TO DO
Shown below is a listing with pictures; reproduce exactly, and only, the lines between the ones containing "Recreate this image" and "import plotly.graph_objects as go", inclusive, leaving the pictures out.

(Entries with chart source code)
** START **
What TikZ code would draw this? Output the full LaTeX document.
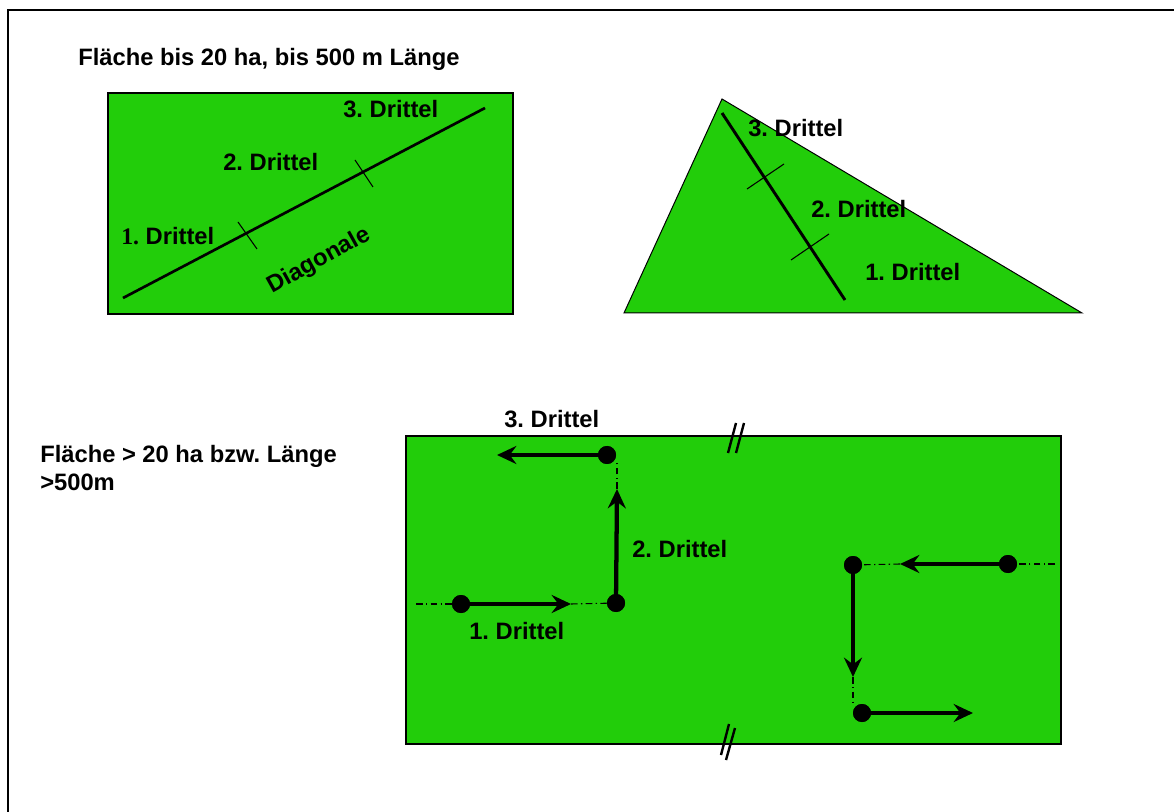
\documentclass[tikz,border=0pt]{standalone}
\usepackage{fontspec}
\setmainfont{Liberation Sans}
\newfontfamily\serifone{Liberation Serif}
\usetikzlibrary{arrows.meta}
\definecolor{grasgruen}{RGB}{34,205,10}
\frenchspacing
\begin{document}
\begin{tikzpicture}[x=0.75pt,y=-0.75pt,
 lab/.style={font=\fontsize{17.8}{21}\selectfont\bfseries, inner sep=0pt, anchor=base west},
 dot/.style={circle, fill=black, minimum size=13.5pt, inner sep=0pt},
 walk/.style={line width=3.2pt, -{Stealth[length=14.5pt,width=13.5pt,inset=5pt]}},
 dd/.style={line width=0.8pt, dash pattern=on 5pt off 2.5pt on 1pt off 2.5pt},
 tickmark/.style={line width=0.8pt},
 brk/.style={line width=1.8pt},
 field/.style={fill=grasgruen, draw=black}]
\useasboundingbox (0,0) rectangle (1174,812);
\draw[line width=1.5pt] (8,812) -- (8,10) -- (1174,10);

% --- Title 1
\node[lab] (t1) at (78,66) {Fläche bis 20 ha, bis 500 m Länge};

% --- Rectangle 1
\draw[field, line width=1.5pt] (108,93) rectangle (513,314);
\coordinate (d0) at (123,298);
\coordinate (d1) at (485,108);
\draw[line width=2pt] (d0) -- (d1);
\coordinate (k1a) at (238,222); \coordinate (k1b) at (257,249);
\coordinate (k2a) at (355,160); \coordinate (k2b) at (373,187);
\draw[tickmark] (k1a) -- (k1b);
\draw[tickmark] (k2a) -- (k2b);
\node[lab] (r1l3) at (343,118) {3. Drittel};
\node[lab] (r1l2) at (223,171) {2. Drittel};
\node[lab] (r1l1) at (121,245) {{\serifone 1.} Drittel};
\node[font=\fontsize{17.8}{21}\selectfont\bfseries, inner sep=0pt, rotate=29] (diag) at (319,261) {Diagonale};

% --- Triangle
\draw[field, line width=0.75pt] (722,99) -- (624,313) -- (1082,313) -- cycle;
\coordinate (e0) at (722,113);
\coordinate (e1) at (845,300);
\draw[line width=2.2pt] (e0) -- (e1);
\coordinate (m1a) at (747,189); \coordinate (m1b) at (784,164);
\coordinate (m2a) at (791,260); \coordinate (m2b) at (829,234);
\draw[tickmark] (m1a) -- (m1b);
\draw[tickmark] (m2a) -- (m2b);
\node[lab] (tl3) at (748,137) {3. Drittel};
\node[lab] (tl2) at (811,218) {2. Drittel};
\node[lab] (tl1) at (865,281) {1. Drittel};

% --- Title 2
\node[lab] (t2a) at (40,463) {Fläche > 20 ha bzw. Länge};
\node[lab] (t2b) at (40,490) {>500m};

% --- Rectangle 2
\draw[field, line width=1.1pt] (406,436) rectangle (1061,744);
\draw[brk] (736,423) -- (728,453);
\draw[brk] (744,423) -- (736,453);
\draw[brk] (729,724) -- (721,755);
\draw[brk] (735,728) -- (726,760);

% left walk
\coordinate (l0) at (416,604);
\node[dot] (l1) at (461,604) {};
\coordinate (l1t) at (571,604);
\node[dot] (l2) at (616,603) {};
\coordinate (l2t) at (617,489);
\coordinate (l2u) at (617,460);
\node[dot] (l3) at (607,455) {};
\coordinate (l3t) at (497,455);
\draw[dd] (l0) -- (l1.center);
\draw[walk] (l1.center) -- (l1t);
\draw[dd] (l1t) -- (l2.center);
\draw[walk] (l2.center) -- (l2t);
\draw[dd] (l2t) -- (l2u);
\draw[walk] (l3.center) -- (l3t);
\node[dot] at (l1) {};
\node[dot] at (l2) {};
\node[dot] at (l3) {};

\node[lab] (wl3) at (504,428) {3. Drittel};
\node[lab] (wl2) at (632,557) {2. Drittel};
\node[lab] (wl1) at (469,639) {1. Drittel};

% right walk
\coordinate (r0) at (1055,564);
\node[dot] (r1) at (1008,564) {};
\coordinate (r1t) at (900,564);
\node[dot] (r2) at (853,565) {};
\coordinate (r2t) at (853,677);
\coordinate (r2u) at (853,705);
\node[dot] (r3) at (862,713) {};
\coordinate (r3t) at (973,713);
\draw[dd] (r0) -- (r1.center);
\draw[walk] (r1.center) -- (r1t);
\draw[dd] (r1t) -- (r2.center);
\draw[walk] (r2.center) -- (r2t);
\draw[dd] (r2t) -- (r2u);
\draw[walk] (r3.center) -- (r3t);
\node[dot] at (r1) {};
\node[dot] at (r2) {};
\node[dot] at (r3) {};
\end{tikzpicture}
\end{document}
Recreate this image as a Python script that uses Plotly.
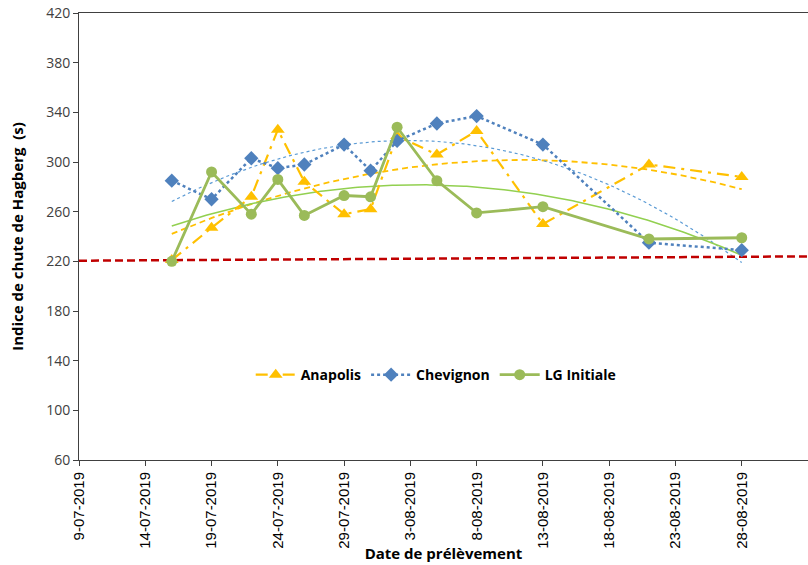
import numpy as np
import pandas as pd
import plotly.graph_objects as go

dates = ["2019-07-16", "2019-07-19", "2019-07-22", "2019-07-24", "2019-07-26", "2019-07-29",
         "2019-07-31", "2019-08-02", "2019-08-05", "2019-08-08", "2019-08-13", "2019-08-21",
         "2019-08-28"]
anapolis = [221, 247, 272, 326, 284, 258, 262, 321, 306, 325, 250, 298, 288]
chevignon = [285, 270, 303, 295, 298, 314, 293, 317, 331, 337, 314, 235, 229]
lg_initiale = [220, 292, 258, 286, 257, 273, 272, 328, 285, 259, 264, 238, 239]
threshold_dates = ["2019-07-09", "2019-09-02"]
threshold_vals = [220.5, 224]

d = pd.to_datetime(dates)
t = np.array([(x - d[0]).days for x in d], dtype=float)
tt = np.linspace(t[0], t[-1], 200)
tdates = [d[0] + pd.Timedelta(days=float(v)) for v in tt]

def trend(vals):
    c = np.polyfit(t, np.array(vals, float), 2)
    return np.polyval(c, tt)

fig = go.Figure()
font = "Open Sans"

# trendlines
fig.add_trace(go.Scatter(x=tdates, y=trend(anapolis), mode="lines", showlegend=False,
                         line=dict(color="#FFC000", width=1.8, dash="6px,4px"), hoverinfo="skip"))
fig.add_trace(go.Scatter(x=tdates, y=trend(chevignon), mode="lines", showlegend=False,
                         line=dict(color="#5B9BD5", width=1.2, dash="dot"), hoverinfo="skip"))
fig.add_trace(go.Scatter(x=tdates, y=trend(lg_initiale), mode="lines", showlegend=False,
                         line=dict(color="#92D050", width=1.5), hoverinfo="skip"))

# threshold
fig.add_trace(go.Scatter(x=threshold_dates, y=threshold_vals, mode="lines", showlegend=False,
                         line=dict(color="#C00000", width=2.5, dash="8px,4px"), hoverinfo="skip"))

fig.add_trace(go.Scatter(x=dates, y=anapolis, name="Anapolis", mode="lines+markers",
                         line=dict(color="#FFC000", width=2.2, dash="12px,6px,3px,6px"),
                         marker=dict(symbol="triangle-up", size=12, color="#FFC000")))
fig.add_trace(go.Scatter(x=dates, y=chevignon, name="Chevignon", mode="lines+markers",
                         line=dict(color="#4F81BD", width=2.5, dash="dot"),
                         marker=dict(symbol="diamond", size=11, color="#4F81BD")))
fig.add_trace(go.Scatter(x=dates, y=lg_initiale, name="LG Initiale", mode="lines+markers",
                         line=dict(color="#9BBB59", width=2.8),
                         marker=dict(symbol="circle", size=11, color="#9BBB59")))

fig.update_layout(
    width=808, height=565,
    margin=dict(l=79, r=0, t=13, b=105),
    paper_bgcolor="white", plot_bgcolor="white",
    font=dict(family=font, size=13, color="#404040"),
    legend=dict(orientation="h", x=0.49, y=0.19, xanchor="center", yanchor="middle",
                font=dict(family=font, size=14, color="black", weight="bold"),
                bgcolor="rgba(0,0,0,0)", itemwidth=40),
    xaxis=dict(type="date", range=["2019-07-09", "2019-09-02"], tick0="2019-07-09",
               dtick=5 * 86400000, tickformat="%-d-%m-%Y", tickangle=-90,
               showgrid=False, zeroline=False, showline=True, linecolor="#404040", linewidth=1,
               mirror=True, ticks="outside", ticklen=5, tickcolor="#404040",
               tickfont=dict(family="Liberation Sans", size=15, color="black"),
               title=dict(text="Date de prélèvement", standoff=0,
                          font=dict(family=font, size=15, color="black", weight="bold")),
               automargin=False),
    yaxis=dict(range=[60, 420], dtick=40, tick0=60, showgrid=False, zeroline=False,
               showline=True, linecolor="#404040", linewidth=1, mirror=True,
               ticks="outside", ticklen=5, tickcolor="#404040",
               tickfont=dict(family=font, size=14, color="#404040"),
               title=dict(text="Indice de chute de Hagberg  (s)", standoff=18,
                          font=dict(family=font, size=15, color="black", weight="bold")),
               automargin=False),
)

fig.write_html("out.html", config={"displayModeBar": False},
               post_script="document.body.style.margin='0';document.body.style.overflow='hidden';")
** END **
SOLUTION TO THE PROBLEM
Recreate this image as a Python script that uses Plotly.
import numpy as np
import pandas as pd
import plotly.graph_objects as go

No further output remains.